Three Steps for an Expert Response to COVID-19

Sidney Shapiro
Liz Fisher

March 25, 2020

Whatever one's political views, the end goal regarding the coronavirus (COVID-19) is the same – to minimize the number of people dying and suffering from severe disease. As commentators have repeatedly noted, we need genuine expertise for that. Beyond involving scientists and physicians in decision-making, there are three steps in determining what that expertise should look like and how we tap into it most effectively.

First, the experts can inform decision-making, even if uncertainty will remain. While we can all agree on the end point – no one dying – how to get there is not clear, even to the experts. Rigorous expert judgment and a respect for science are therefore required. Expertise is developed not just from professional training, but from experience in using that training over and over, building up a store of experience that makes one a better expert.

Ultimately, however, the choices in uncertain situations are the province of democratically elected leaders. Much as a patient in a physician's office must choose a path of treatment based on the doctor's advice, elected leaders must make decisions affecting an entire population. These choices are ripe for controversy because there is no one obvious choice about how best to stop the spread of COVID-19 in a way that minimizes disruption of the economy and our daily lives.

But none of that obviates the needs for decision-making to be informed. Rather, decisions made on behalf of an entire population need to be even better informed. More than that, in a democracy, the public is entitled to transparency and to candor. The necessity of relying on expertise cannot be used as a justification for not explaining resulting policies.

Second, a broad range of expertise is needed. Policymakers need information and advice concerning how deadly the disease is, how it can be treated, and how its future trajectory is modelled. There must also be an understanding of how people are infected; what the best and safest ways to diagnose people are; and what measures are practically possible to limit the spread of the virus.

To generate this knowledge, the government needs to draw on a range of disciplines, experiences, and types of knowledge. Much of this already exists, and some of it is being assembled as quickly as possible.
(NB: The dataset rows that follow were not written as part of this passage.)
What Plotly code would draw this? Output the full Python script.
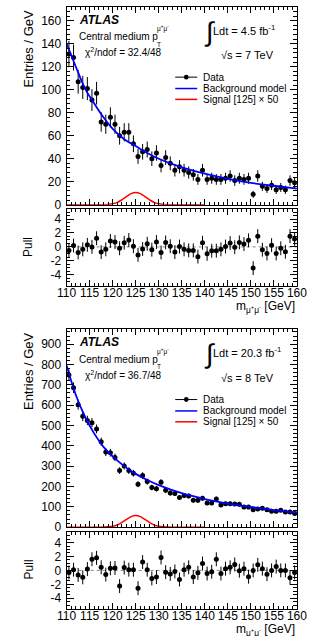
import numpy as np
import plotly.graph_objects as go

# ---------------- data ----------------
bin_centres = np.arange(110.5, 160.0, 1.0)

data_7tev = [131, 128, 107, 102, 101, 91, 97, 72, 70, 76,
             70, 60, 63, 63, 53, 42, 46, 48, 40, 45,
             34, 41, 36, 30, 33, 30, 28, 26, 22, 30,
             22, 23, 22, 22, 23, 25, 21, 23, 22, 23,
             9, 25, 16, 14, 17, 13, 15, 13, 21, 19]
pull_7tev = [-0.5, 0.2, -0.8, -0.35, 0.3, 0.0, 1.25, -0.75, -0.35, 0.85,
             0.7, -0.2, 0.6, 1.0, 0.1, -1.15, -0.3, 0.45, -0.4, 0.7,
             -0.8, 0.65, 0.1, -0.75, 0.05, -0.35, -0.5, -0.5, -1.4, 0.6,
             -1.0, -0.55, -0.55, -0.35, 0.05, 0.55, -0.05, 0.65, 0.4, 0.95,
             -3.05, 1.55, -0.4, -0.95, 0.25, -0.95, -0.2, -0.7, 1.55, 1.15]

data_8tev = [748, 686, 602, 545, 525, 514, 483, 420, 369, 366,
             343, 278, 301, 278, 265, 211, 254, 224, 195, 189,
             221, 181, 168, 166, 146, 155, 153, 132, 132, 142,
             119, 119, 138, 109, 115, 115, 114, 112, 99, 99,
             86, 89, 93, 86, 78, 78, 83, 75, 75, 67]
pull_8tev = [-0.3, 0.1, -0.65, -1.0, 0.2, 1.6, 1.8, 0.45, -0.6, 0.3,
             0.35, -2.25, 0.4, 0.1, 0.1, -2.55, 1.2, 0.1, -1.15, -0.95,
             1.85, -0.25, -0.5, -0.15, -1.3, 0.1, 0.45, -0.95, -0.35, 1.0,
             -0.45, -0.2, 1.6, -0.45, 0.25, 0.45, 0.85, -0.05, 0.25, -0.9,
             0.0, 0.8, 0.25, -0.55, 0.0, 0.55, 0.0, 0.0, -1.05, -0.3]

# background model read at knots
bkg_mass = [110, 112, 114, 116, 118, 120, 122.5, 125, 127.5, 130, 135, 140, 145, 150, 155, 160]
bkg_7tev = [140, 120, 101, 88, 76, 66, 57, 51, 45, 40, 32.5, 27, 22.5, 19, 16.5, 14]
bkg_8tev = [795, 650, 543, 460, 395, 348, 300, 262, 232, 207, 167, 138, 116, 99, 84, 72]

# signal x50 read at 1 GeV steps from 110 to 140
sig_mass = list(range(110, 141))
sig_7tev = [0, 0, 0, 0, 0, 0, 0, 0, 0.05, 0.25, 0.8, 2.0, 4.3, 7.0, 9.6, 10.6,
            9.6, 7.0, 4.3, 2.0, 0.8, 0.25, 0.05, 0, 0, 0, 0, 0, 0, 0, 0]
sig_8tev = [0, 0, 0, 0, 0, 0, 0, 0, 0.3, 1.4, 4.3, 10.8, 22.9, 37.7, 51.6, 57,
            51.6, 37.7, 22.9, 10.8, 4.3, 1.4, 0.3, 0, 0, 0, 0, 0, 0, 0, 0]

x_ticks = [110, 115, 120, 125, 130, 135, 140, 145, 150, 155, 160]
pull_ticks = [-4, -2, 0, 2, 4]
pull_ticktext = ["-4", "-2", "0", "2", "4"]

# ---------------- layout helpers ----------------
W, H = 313, 636
FONT = "Liberation Sans, Arial, Helvetica, sans-serif"


def px(x, y):
    return x / W, 1 - y / H


def ydom(top, bottom):
    return [1 - bottom / H, 1 - top / H]


xdom = [60.5 / W, 306.5 / W]

fig = go.Figure()

panels = [
    dict(data=data_7tev, pull=pull_7tev, bkg=bkg_7tev, sig=sig_7tev, n=1),
    dict(data=data_8tev, pull=pull_8tev, bkg=bkg_8tev, sig=sig_8tev, n=2),
]

for p in panels:
    k = p["n"]
    xm, ym = ("x", "y") if k == 1 else ("x3", "y3")
    xp, yp = ("x2", "y2") if k == 1 else ("x4", "y4")
    err = np.sqrt(np.array(p["data"], dtype=float))
    fig.add_trace(go.Scatter(x=sig_mass, y=p["sig"], mode="lines",
                             line=dict(color="#ff0000", width=1.5, shape="spline"),
                             xaxis=xm, yaxis=ym, showlegend=False))
    fig.add_trace(go.Scatter(x=bin_centres, y=p["data"], mode="markers",
                             marker=dict(color="black", size=5),
                             error_y=dict(type="data", array=err, color="black",
                                          thickness=1, width=0),
                             xaxis=xm, yaxis=ym, showlegend=False))
    fig.add_trace(go.Scatter(x=bkg_mass, y=p["bkg"], mode="lines",
                             line=dict(color="#0000ff", width=1.8, shape="spline"),
                             xaxis=xm, yaxis=ym, showlegend=False))
    fig.add_trace(go.Scatter(x=bin_centres, y=p["pull"], mode="markers",
                             marker=dict(color="black", size=5),
                             error_y=dict(type="constant", value=1, color="black",
                                          thickness=1, width=0),
                             xaxis=xp, yaxis=yp, showlegend=False))
    fig.add_shape(type="line", xref=xp + " domain", yref=yp, x0=0, x1=1, y0=0, y1=0,
                  line=dict(color="#888888", width=1, dash="dot"), layer="below")

common_x = dict(range=[110, 160], ticks="inside", ticklen=6, tickcolor="black",
                showline=True, linecolor="black", linewidth=1, mirror="allticks",
                tickvals=x_ticks, showgrid=False, zeroline=False,
                ticklabeloverflow="allow", ticklabelstandoff=-4,
                minor=dict(ticks="inside", dtick=1, tick0=110, ticklen=3, tickcolor="black"),
                tickfont=dict(family=FONT, size=12, color="black"), domain=xdom)
common_y = dict(ticks="inside", ticklen=7, tickcolor="black", showline=True,
                linecolor="black", linewidth=1, mirror="allticks", showgrid=False,
                zeroline=False, tickfont=dict(family=FONT, size=12, color="black"),
                ticklabelstandoff=2)

fig.update_layout(
    width=W, height=H, margin=dict(l=0, r=0, t=0, b=0),
    paper_bgcolor="white", plot_bgcolor="white", showlegend=False,
    font=dict(family=FONT, size=12, color="black"),
    xaxis=dict(common_x, anchor="y", showticklabels=False),
    yaxis=dict(common_y, anchor="x", domain=ydom(7, 207), range=[0, 172], dtick=20,
               minor=dict(ticks="inside", dtick=4, ticklen=3.5, tickcolor="black")),
    xaxis2=dict(common_x, anchor="y2", matches="x"),
    yaxis2=dict(common_y, anchor="x2", domain=ydom(211, 289), range=[-5.6, 5.5],
                tickvals=pull_ticks, ticktext=pull_ticktext,
                minor=dict(ticks="inside", dtick=0.5, ticklen=3.5, tickcolor="black")),
    xaxis3=dict(common_x, anchor="y3", showticklabels=False),
    yaxis3=dict(common_y, anchor="x3", domain=ydom(333, 533), range=[0, 973], dtick=100,
                minor=dict(ticks="inside", dtick=20, ticklen=3.5, tickcolor="black")),
    xaxis4=dict(common_x, anchor="y4"),
    yaxis4=dict(common_y, anchor="x4", domain=ydom(538, 615.5), range=[-5.5, 5.5],
                tickvals=pull_ticks, ticktext=pull_ticktext,
                minor=dict(ticks="inside", dtick=0.5, ticklen=3.5, tickcolor="black")),
)


def note(text, x, y, size=12, xanchor="left", yanchor="middle", angle=0, color="black"):
    ax, ay = px(x, y)
    fig.add_annotation(text=text, x=ax, y=ay, xref="paper", yref="paper",
                       xanchor=xanchor, yanchor=yanchor, showarrow=False, textangle=angle,
                       borderpad=0, font=dict(family=FONT, size=size, color=color))


labels = [
    dict(off=0, lumi="4.5", rs="7", chi="32.4/48", xt=310.5),
    dict(off=326, lumi="20.3", rs="8", chi="36.7/48", xt=311),
]
for lb in labels:
    o = lb["off"]
    note("<b><i>ATLAS</i></b>", 73, 20 + o, size=12)
    note("Central medium p", 73, 37 + o, size=10)
    note("T", 156, 45 + o, size=6.5)
    note("μ<sup>+</sup>μ<sup>-</sup>", 156, 29 + o, size=6.5)
    note("χ<sup>2</sup>/ndof = " + lb["chi"], 79, 53 + o, size=10)
    note("∫", 206, 32 + o, size=27)
    note("Ldt = " + lb["lumi"] + " fb<sup>-1</sup>", 216, 30 + o, size=11)
    note("√s = " + lb["rs"] + " TeV", 283, 56 + o, size=11, xanchor="right")
    # legend
    rows = [("Data", 78, "black"), ("Background model", 89.5, "#0000ff"),
            ("Signal [125] × 50", 100.5, "#ff0000")]
    for text, yy, col in rows:
        x0, y0 = px(176.5, yy + o)
        x1, _ = px(200, yy + o)
        fig.add_shape(type="line", xref="paper", yref="paper", x0=x0, x1=x1, y0=y0, y1=y0,
                      line=dict(color=col, width=1.5 if col != "black" else 1))
        note(text, 205, yy + o, size=10)
    cx, cy = px(188.3, 78 + o)
    fig.add_shape(type="circle", xref="paper", yref="paper",
                  x0=cx - 2.5 / W, x1=cx + 2.5 / W, y0=cy - 2.5 / H, y1=cy + 2.5 / H,
                  fillcolor="black", line=dict(color="black", width=0))
    # axis titles
    note("Entries / GeV", 20, 9 + o, size=13, angle=-90, xanchor="center", yanchor="top")
    note("Pull", 20, 250 + o, size=12, angle=-90, xanchor="center")
    note("m<sub>μ<sup>+</sup>μ<sup>-</sup></sub> [GeV]", 306, lb["xt"] + o, size=12,
         xanchor="right")

fig.write_html("out.html")
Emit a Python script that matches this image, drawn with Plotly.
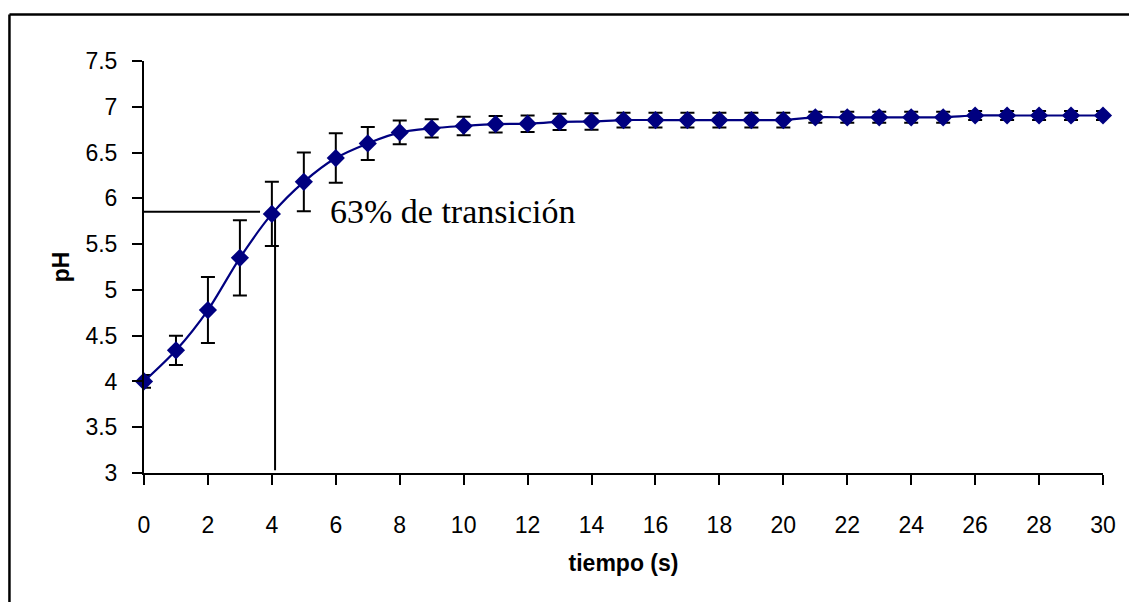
import plotly.graph_objects as go

tiempo = list(range(0, 31))
ph = [4.00, 4.34, 4.78, 5.35, 5.83, 6.18, 6.44, 6.60, 6.72, 6.765, 6.79, 6.81,
      6.815, 6.835, 6.84, 6.855, 6.855, 6.855, 6.855, 6.855, 6.855,
      6.885, 6.885, 6.885, 6.885, 6.885, 6.905, 6.905, 6.905, 6.905, 6.905]
ph_err = [0.07, 0.16, 0.36, 0.41, 0.35, 0.32, 0.27, 0.18, 0.13, 0.10, 0.10, 0.09,
          0.09, 0.09, 0.09, 0.08, 0.08, 0.08, 0.08, 0.08, 0.08,
          0.06, 0.06, 0.06, 0.06, 0.06, 0.05, 0.05, 0.05, 0.05, 0.05]

# 63% transition guide lines
guide_ph = 5.854
guide_t = 4.1
guide_h_end = 3.63
guide_v_bottom = 3.03
label_text = "63% de transición"
label_x = 5.75

x_ticks = list(range(0, 31, 2))
y_ticks = [3, 3.5, 4, 4.5, 5, 5.5, 6, 6.5, 7, 7.5]

fig = go.Figure()
fig.add_trace(go.Scatter(
    x=tiempo, y=ph, mode="lines+markers",
    line=dict(color="#000080", width=2.2, shape="spline", smoothing=0.8),
    marker=dict(symbol="diamond", size=14, color="#000080"),
    error_y=dict(type="data", array=ph_err, visible=True, color="black",
                 thickness=2, width=7),
    showlegend=False, cliponaxis=False,
))

fig.add_shape(type="line", x0=0, x1=guide_h_end, y0=guide_ph, y1=guide_ph,
              xref="x", yref="y", line=dict(color="black", width=2), layer="below")
fig.add_shape(type="line", x0=guide_t, x1=guide_t, y0=guide_ph, y1=guide_v_bottom,
              xref="x", yref="y", line=dict(color="black", width=2), layer="below")

# outer chart border (left and top edges visible)
border_left, border_top = -0.1403, 1.1129
fig.add_shape(type="line", xref="paper", yref="paper",
              x0=border_left, x1=border_left, y0=-0.4, y1=border_top,
              line=dict(color="black", width=2.5))
fig.add_shape(type="line", xref="paper", yref="paper",
              x0=border_left, x1=1.2, y0=border_top, y1=border_top,
              line=dict(color="black", width=2.5))

fig.add_annotation(x=label_x, y=guide_ph, xref="x", yref="y", text=label_text,
                   showarrow=False, xanchor="left", yanchor="middle",
                   font=dict(family="Liberation Serif", size=34, color="black"))

fig.update_layout(
    width=1129, height=602,
    margin=dict(l=144, r=26, t=61, b=129),
    paper_bgcolor="white", plot_bgcolor="white",
    font=dict(family="Liberation Sans, Arial", size=23, color="black"),
    xaxis=dict(range=[0, 30], tickvals=x_ticks, showline=True, linecolor="black",
               linewidth=2, ticks="outside", ticklen=10, tickwidth=2, tickcolor="black",
               showgrid=False, zeroline=False, ticklabelstandoff=20,
               title=dict(text="<b>tiempo (s)</b>", font=dict(size=23), standoff=18)),
    yaxis=dict(range=[3, 7.5], tickvals=y_ticks, showline=True, linecolor="black",
               linewidth=2, ticks="outside", ticklen=10, tickwidth=2, tickcolor="black",
               showgrid=False, zeroline=False, ticklabelstandoff=10,
               title=dict(text="<b>pH</b>", font=dict(size=23), standoff=9)),
)

fig.write_html("out.html", config={"displayModeBar": False},
               post_script="document.body.style.margin='0';document.body.style.overflow='hidden';")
That might mean that expertise and knowledge required to make cogent policy choices change and evolve.

Finally, the expertise needed to develop the comprehensive response to COVID-19 cannot be siloed. The "best" response to COVID-19 will be a multifaceted approach that encompasses considerations of safety, fairness, the economy and much else besides. Various types of expertise need to be consulted and integrated. An institutional structure is needed to bring this expertise together for making practical, lifesaving decisions.

This process is challenging. It requires integrating models, statistics, economic analysis, and psychological insights. It also requires integrating information from a diverse range of international, national, and private institutions. That process needs to be quick, and it needs to be iterative. Mistakes will be made, so learning from mistakes is needed.

The good news is that such structures do exist. Integrating expertise for decision-making is at the heart and soul of the administrative state. True, President Trump has attempted to deconstruct that state, and is generally contemptuous of the notion that somebody else might know more about a topic than he does, but government's expert capacity and its architecture still exist. The government has built up its expertise over the last 200 years. It rests not just in particular expert staff members, but organizational structures, committee, structures, civil service professionalism, accountability processes, and much else besides.

To move ahead, it is not enough to say we need expertise. Elected leaders need to be informed by expert judgment, expert judgment should be based on the integration of available knowledge, and the choices that are made should be explained to the public. While none of this is easy, particularly under crisis conditions, it is what government has done in the past and what it can do now.